Loaded words there. Is high speed networking simply T1 or better links? What
good are those links when they get so saturated that no one can function? And
what good is all that bandwidth if the user only sees a fraction? These pipes
can be in Michigan, Finland, Japan or the Upper Volta for all I care. If the
END USER doesn't see the speed, what good is it other than to allow more
frustrated end users to connect (and enjoy group frustration)?
Lets not stand around and say `I know a guy who has T1 to his desktop' or `I
know an entire office that has 64Kbs to their desktops'. So. How MANY users
have T1 to their desktop? And how MANY even have 64 Kbs? I know these guys and
offices too. And they are in the minority of users. A very tiny group they are.
Give me enough cash and I'll build you a global multi-gigabyte data net. But
who could afford to pay the charges you have to set to recover your investment?

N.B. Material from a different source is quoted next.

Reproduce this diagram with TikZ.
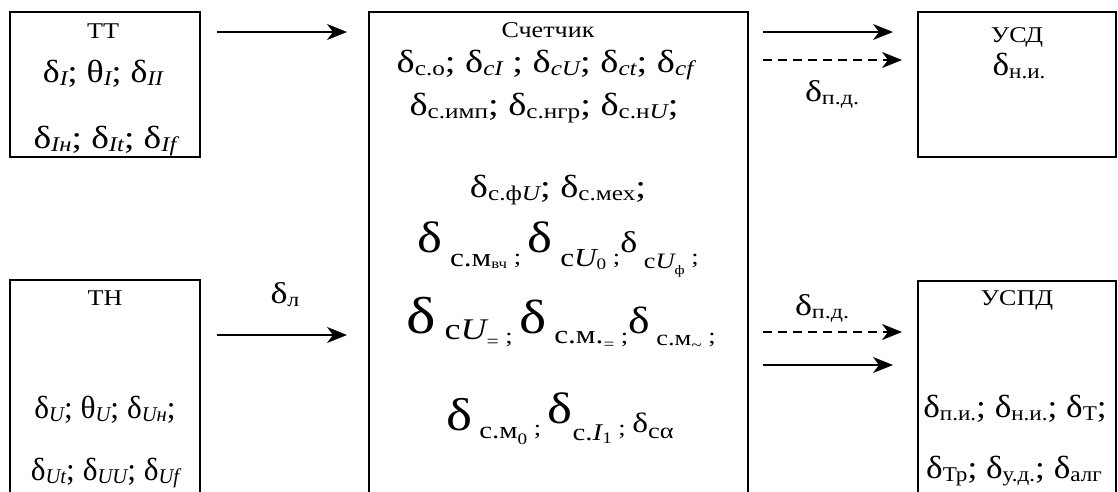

To spread out the cost, you have to chop up your gigabyte net into tiny little
slivers that institutions and end users can afford. And what do you have. Not a
gigabyte net any longer. You have lots of users supporting a single costly
infrastructure.
And, because of that cost, all of your eggs are in one basket. There isn't any
investment cash to build other, competing networks which might drive costs down
and reliability / availability up. Plus R&D on advances in technology.
One of the EFFs' points is that speed and throughput has to get to the END USER
or all the backbones in the world really don't mean much.